- [TO DO] Copy the entries below exactly. Images do not belong in the copy.
— start DATA SUPPLIED —
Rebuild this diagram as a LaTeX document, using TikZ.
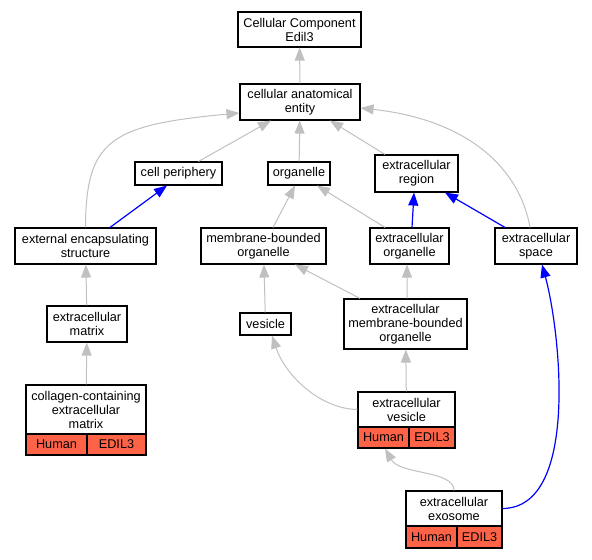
\documentclass[tikz,border=0pt]{standalone}
\usepackage{fontspec}
\setmainfont{Liberation Sans}
\usetikzlibrary{arrows.meta}
\definecolor{edgegray}{HTML}{C0C0C0}
\definecolor{edgeblue}{HTML}{0000FF}
\definecolor{cellred}{HTML}{FF6347}
\begin{document}
\begin{tikzpicture}[x=1bp,y=-1bp,
  termbox/.style={draw=black,line width=1.1bp,fill=white,align=center,inner sep=0pt,
    font=\fontsize{12.7bp}{14bp}\selectfont},
  redcell/.style={termbox,fill=cellred},
  isa/.style={draw=edgegray,line width=1bp,-{Triangle[length=13bp,width=10bp]}},
  partof/.style={draw=edgeblue,line width=1.2bp,-{Triangle[length=13bp,width=10bp]}}]
\useasboundingbox (0,0) rectangle (592,560);
% nodes
\node[termbox,minimum width=123bp,minimum height=35bp] (cc) at (299.5,29.5) {Cellular Component\\Edil3};
\node[termbox,minimum width=120bp,minimum height=36bp] (cae) at (300,102) {cellular anatomical\\entity};
\node[termbox,minimum width=87bp,minimum height=23bp] (cp) at (178.5,173.5) {cell periphery};
\node[termbox,minimum width=62bp,minimum height=23bp] (org) at (299,173.5) {organelle};
\node[termbox,minimum width=83bp,minimum height=37bp] (er) at (416.5,173.5) {extracellular\\region};
\node[termbox,minimum width=141bp,minimum height=36bp] (ees) at (85.5,246) {external encapsulating\\structure};
\node[termbox,minimum width=125bp,minimum height=36bp] (mbo) at (263.5,246) {membrane-bounded\\organelle};
\node[termbox,minimum width=79bp,minimum height=36bp] (eo) at (409.5,246) {extracellular\\organelle};
\node[termbox,minimum width=82bp,minimum height=36bp] (es) at (536,246) {extracellular\\space};
\node[termbox,minimum width=80bp,minimum height=36bp] (em) at (87,324) {extracellular\\matrix};
\node[termbox,minimum width=51bp,minimum height=22bp] (ves) at (265.5,324) {vesicle};
\node[termbox,minimum width=123bp,minimum height=50bp] (emb) at (405.5,324) {extracellular\\membrane-bounded\\organelle};
% annotated nodes
\node[termbox,minimum width=120bp,minimum height=49bp] (col) at (86,409.5) {collagen-containing\\extracellular\\matrix};
\node[redcell,minimum width=61bp,minimum height=21bp] (colh) at (56.5,444.5) {Human};
\node[redcell,minimum width=59bp,minimum height=21bp] (cole) at (116.5,444.5) {EDIL3};
\node[termbox,minimum width=97bp,minimum height=35bp] (ev) at (406.5,409.5) {extracellular\\vesicle};
\node[redcell,minimum width=51bp,minimum height=21bp] (evh) at (383.5,437.5) {Human};
\node[redcell,minimum width=46bp,minimum height=21bp] (eve) at (432,437.5) {EDIL3};
\node[termbox,minimum width=96bp,minimum height=35bp] (exo) at (454,508.5) {extracellular\\exosome};
\node[redcell,minimum width=51bp,minimum height=22bp] (exoh) at (431.5,537) {Human};
\node[redcell,minimum width=45bp,minimum height=22bp] (exoe) at (479.5,537) {EDIL3};
% edges
\draw[isa] (cae) -- (cc);
\draw[isa] ([xshift=20bp]cp.north) -- ([xshift=-29bp]cae.south);
\draw[isa] (org) -- (cae);
\draw[isa] ([xshift=-31.5bp]er.north) -- ([xshift=30bp]cae.south);
\draw[isa] (ees.north) .. controls (86,140) and (110,125) .. ([yshift=-11bp]cae.west);
\draw[isa] ([xshift=-6bp]es.north) .. controls (520,170) and (470,120) .. ([yshift=-6bp]cae.east);
\draw[partof] ([xshift=24.5bp]ees.north) -- ([xshift=-11.5bp]cp.south);
\draw[isa] ([xshift=9.5bp]mbo.north) -- ([xshift=-4bp]org.south);
\draw[isa] ([xshift=-24.5bp]eo.north) -- ([xshift=18bp]org.south);
\draw[partof] ([xshift=2.5bp]eo.north) -- ([xshift=-2.5bp]er.south);
\draw[partof] ([xshift=-31bp]es.north) -- ([xshift=28.5bp]er.south);
\draw[isa] (em) -- (ees);
\draw[isa] (ves) -- (mbo);
\draw[isa] ([xshift=-45.5bp]emb.north) -- ([xshift=31.5bp]mbo.south);
\draw[isa] ([xshift=1.5bp]emb.north) -- ([xshift=-2.5bp]eo.south);
\draw[isa] (col) -- (em);
\draw[isa] (ev.west) .. controls (320,409) and (285,375) .. ([xshift=6.5bp]ves.south);
\draw[isa] (ev) -- (emb);
\draw[isa] (exo.north) .. controls (454,470) and (400,475) .. ([xshift=1.5bp]evh.south);
\draw[partof] (exo.east) .. controls (580,508) and (560,330) .. ([xshift=6bp]es.south);
\end{tikzpicture}
\end{document}
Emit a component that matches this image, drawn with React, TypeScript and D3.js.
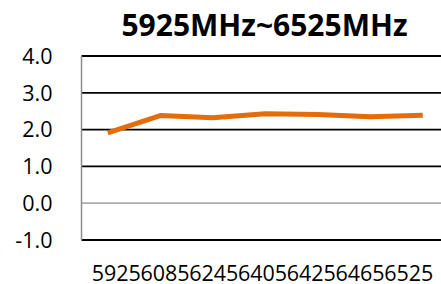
import * as d3 from "d3";

const categories = ["5925", "6085", "6245", "6405", "6425", "6465", "6525"];
const values = [1.91, 2.38, 2.32, 2.43, 2.41, 2.35, 2.39];
const yTicks = [-1, 0, 1, 2, 3, 4];
const title = "5925MHz~6525MHz";

export default function App() {
  const width = 441;
  const height = 284;
  const marginLeft = 81.5;
  const plotRight = 449;
  const plotTop = 56;
  const plotBottom = 240;

  const x = d3.scaleBand(categories, [marginLeft, plotRight]);
  const xc = (c: string) => (x(c) ?? 0) + x.bandwidth() / 2;
  const y = d3.scaleLinear([-1, 4], [plotBottom, plotTop]);
  // labels in the original are packed slightly tighter than the points
  const xLabel = d3.scalePoint(categories, [xc(categories[0]) + 8.5, xc(categories[categories.length - 1]) - 14]);

  const line = d3
    .line<number>()
    .x((_, i) => xc(categories[i]))
    .y((d) => y(d));

  const font = "'Open Sans', 'Noto Sans', sans-serif";

  return (
    <svg
      width={width}
      height={height}
      style={{ position: "absolute", left: 0, top: 0, background: "#fff" }}
    >
      <text
        x={264.5}
        y={36}
        textAnchor="middle"
        fontFamily={font}
        fontWeight="bold"
        fontSize={30}
        fill="#000"
      >
        {title}
      </text>
      {yTicks.map((t) => (
        <g key={t}>
          <line
            x1={marginLeft}
            x2={plotRight}
            y1={y(t)}
            y2={y(t)}
            stroke={t === 0 ? "#8c8c8c" : "#000"}
            strokeWidth={t === 0 ? 1.3 : 1.8}
          />
          <text
            x={52.5}
            y={y(t)}
            dy="0.36em"
            textAnchor="end"
            fontFamily={font}
            fontSize={21.5}
            fill="#000"
          >
            {t.toFixed(1)}
          </text>
        </g>
      ))}
      <line
        x1={marginLeft}
        x2={marginLeft}
        y1={plotTop}
        y2={plotBottom}
        stroke="#8c8c8c"
        strokeWidth={1.5}
      />
      {categories.map((c) => (
        <text
          key={c}
          x={xLabel(c)}
          y={281}
          textAnchor="middle"
          fontFamily={font}
          fontSize={21.5}
          fill="#000"
        >
          {c}
        </text>
      ))}
      <path
        d={line(values) ?? ""}
        fill="none"
        stroke="#e46c0a"
        strokeWidth={5}
        strokeLinejoin="round"
      />
    </svg>
  );
}
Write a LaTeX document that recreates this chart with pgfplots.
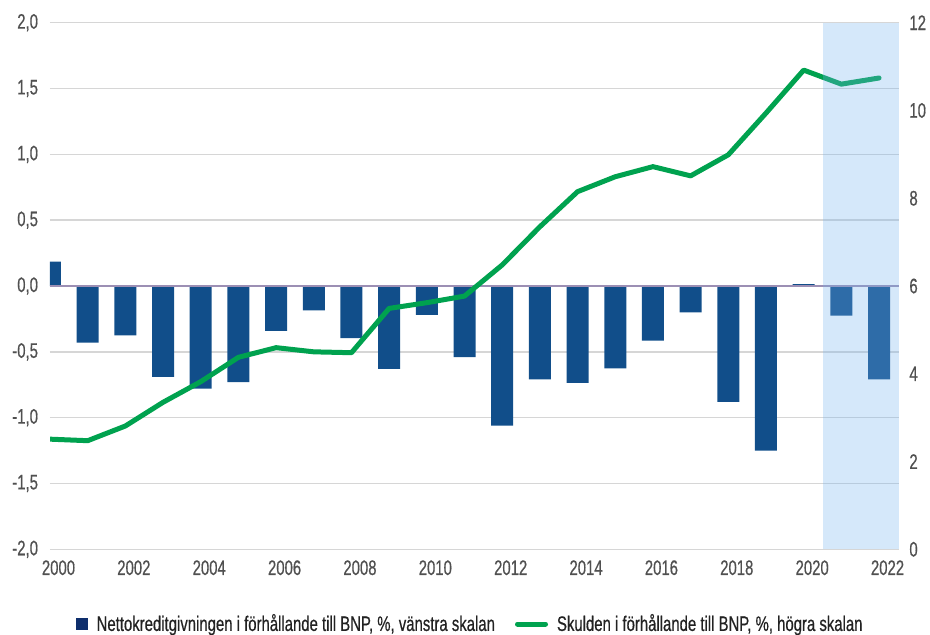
— end DATA SUPPLIED —
- [EXERCISE RESPONSE]
Rebuild this diagram as a LaTeX document, using TikZ.
\documentclass[tikz,border=0pt]{standalone}
\usepackage{fontspec}
\setmainfont{Liberation Sans}
\usetikzlibrary{arrows.meta}
\definecolor{edgegray}{HTML}{C0C0C0}
\definecolor{edgeblue}{HTML}{0000FF}
\definecolor{cellred}{HTML}{FF6347}
\begin{document}
\begin{tikzpicture}[x=1bp,y=-1bp,
  termbox/.style={draw=black,line width=1.1bp,fill=white,align=center,inner sep=0pt,
    font=\fontsize{12.7bp}{14bp}\selectfont},
  redcell/.style={termbox,fill=cellred},
  isa/.style={draw=edgegray,line width=1bp,-{Triangle[length=13bp,width=10bp]}},
  partof/.style={draw=edgeblue,line width=1.2bp,-{Triangle[length=13bp,width=10bp]}}]
\useasboundingbox (0,0) rectangle (592,560);
% nodes
\node[termbox,minimum width=123bp,minimum height=35bp] (cc) at (299.5,29.5) {Cellular Component\\Edil3};
\node[termbox,minimum width=120bp,minimum height=36bp] (cae) at (300,102) {cellular anatomical\\entity};
\node[termbox,minimum width=87bp,minimum height=23bp] (cp) at (178.5,173.5) {cell periphery};
\node[termbox,minimum width=62bp,minimum height=23bp] (org) at (299,173.5) {organelle};
\node[termbox,minimum width=83bp,minimum height=37bp] (er) at (416.5,173.5) {extracellular\\region};
\node[termbox,minimum width=141bp,minimum height=36bp] (ees) at (85.5,246) {external encapsulating\\structure};
\node[termbox,minimum width=125bp,minimum height=36bp] (mbo) at (263.5,246) {membrane-bounded\\organelle};
\node[termbox,minimum width=79bp,minimum height=36bp] (eo) at (409.5,246) {extracellular\\organelle};
\node[termbox,minimum width=82bp,minimum height=36bp] (es) at (536,246) {extracellular\\space};
\node[termbox,minimum width=80bp,minimum height=36bp] (em) at (87,324) {extracellular\\matrix};
\node[termbox,minimum width=51bp,minimum height=22bp] (ves) at (265.5,324) {vesicle};
\node[termbox,minimum width=123bp,minimum height=50bp] (emb) at (405.5,324) {extracellular\\membrane-bounded\\organelle};
% annotated nodes
\node[termbox,minimum width=120bp,minimum height=49bp] (col) at (86,409.5) {collagen-containing\\extracellular\\matrix};
\node[redcell,minimum width=61bp,minimum height=21bp] (colh) at (56.5,444.5) {Human};
\node[redcell,minimum width=59bp,minimum height=21bp] (cole) at (116.5,444.5) {EDIL3};
\node[termbox,minimum width=97bp,minimum height=35bp] (ev) at (406.5,409.5) {extracellular\\vesicle};
\node[redcell,minimum width=51bp,minimum height=21bp] (evh) at (383.5,437.5) {Human};
\node[redcell,minimum width=46bp,minimum height=21bp] (eve) at (432,437.5) {EDIL3};
\node[termbox,minimum width=96bp,minimum height=35bp] (exo) at (454,508.5) {extracellular\\exosome};
\node[redcell,minimum width=51bp,minimum height=22bp] (exoh) at (431.5,537) {Human};
\node[redcell,minimum width=45bp,minimum height=22bp] (exoe) at (479.5,537) {EDIL3};
% edges
\draw[isa] (cae) -- (cc);
\draw[isa] ([xshift=20bp]cp.north) -- ([xshift=-29bp]cae.south);
\draw[isa] (org) -- (cae);
\draw[isa] ([xshift=-31.5bp]er.north) -- ([xshift=30bp]cae.south);
\draw[isa] (ees.north) .. controls (86,140) and (110,125) .. ([yshift=-11bp]cae.west);
\draw[isa] ([xshift=-6bp]es.north) .. controls (520,170) and (470,120) .. ([yshift=-6bp]cae.east);
\draw[partof] ([xshift=24.5bp]ees.north) -- ([xshift=-11.5bp]cp.south);
\draw[isa] ([xshift=9.5bp]mbo.north) -- ([xshift=-4bp]org.south);
\draw[isa] ([xshift=-24.5bp]eo.north) -- ([xshift=18bp]org.south);
\draw[partof] ([xshift=2.5bp]eo.north) -- ([xshift=-2.5bp]er.south);
\draw[partof] ([xshift=-31bp]es.north) -- ([xshift=28.5bp]er.south);
\draw[isa] (em) -- (ees);
\draw[isa] (ves) -- (mbo);
\draw[isa] ([xshift=-45.5bp]emb.north) -- ([xshift=31.5bp]mbo.south);
\draw[isa] ([xshift=1.5bp]emb.north) -- ([xshift=-2.5bp]eo.south);
\draw[isa] (col) -- (em);
\draw[isa] (ev.west) .. controls (320,409) and (285,375) .. ([xshift=6.5bp]ves.south);
\draw[isa] (ev) -- (emb);
\draw[isa] (exo.north) .. controls (454,470) and (400,475) .. ([xshift=1.5bp]evh.south);
\draw[partof] (exo.east) .. controls (580,508) and (560,330) .. ([xshift=6bp]es.south);
\end{tikzpicture}
\end{document}
Emit a component that matches this image, drawn with React, TypeScript and D3.js.
import * as d3 from "d3";

const categories = ["5925", "6085", "6245", "6405", "6425", "6465", "6525"];
const values = [1.91, 2.38, 2.32, 2.43, 2.41, 2.35, 2.39];
const yTicks = [-1, 0, 1, 2, 3, 4];
const title = "5925MHz~6525MHz";

export default function App() {
  const width = 441;
  const height = 284;
  const marginLeft = 81.5;
  const plotRight = 449;
  const plotTop = 56;
  const plotBottom = 240;

  const x = d3.scaleBand(categories, [marginLeft, plotRight]);
  const xc = (c: string) => (x(c) ?? 0) + x.bandwidth() / 2;
  const y = d3.scaleLinear([-1, 4], [plotBottom, plotTop]);
  // labels in the original are packed slightly tighter than the points
  const xLabel = d3.scalePoint(categories, [xc(categories[0]) + 8.5, xc(categories[categories.length - 1]) - 14]);

  const line = d3
    .line<number>()
    .x((_, i) => xc(categories[i]))
    .y((d) => y(d));

  const font = "'Open Sans', 'Noto Sans', sans-serif";

  return (
    <svg
      width={width}
      height={height}
      style={{ position: "absolute", left: 0, top: 0, background: "#fff" }}
    >
      <text
        x={264.5}
        y={36}
        textAnchor="middle"
        fontFamily={font}
        fontWeight="bold"
        fontSize={30}
        fill="#000"
      >
        {title}
      </text>
      {yTicks.map((t) => (
        <g key={t}>
          <line
            x1={marginLeft}
            x2={plotRight}
            y1={y(t)}
            y2={y(t)}
            stroke={t === 0 ? "#8c8c8c" : "#000"}
            strokeWidth={t === 0 ? 1.3 : 1.8}
          />
          <text
            x={52.5}
            y={y(t)}
            dy="0.36em"
            textAnchor="end"
            fontFamily={font}
            fontSize={21.5}
            fill="#000"
          >
            {t.toFixed(1)}
          </text>
        </g>
      ))}
      <line
        x1={marginLeft}
        x2={marginLeft}
        y1={plotTop}
        y2={plotBottom}
        stroke="#8c8c8c"
        strokeWidth={1.5}
      />
      {categories.map((c) => (
        <text
          key={c}
          x={xLabel(c)}
          y={281}
          textAnchor="middle"
          fontFamily={font}
          fontSize={21.5}
          fill="#000"
        >
          {c}
        </text>
      ))}
      <path
        d={line(values) ?? ""}
        fill="none"
        stroke="#e46c0a"
        strokeWidth={5}
        strokeLinejoin="round"
      />
    </svg>
  );
}
Write a LaTeX document that recreates this chart with pgfplots.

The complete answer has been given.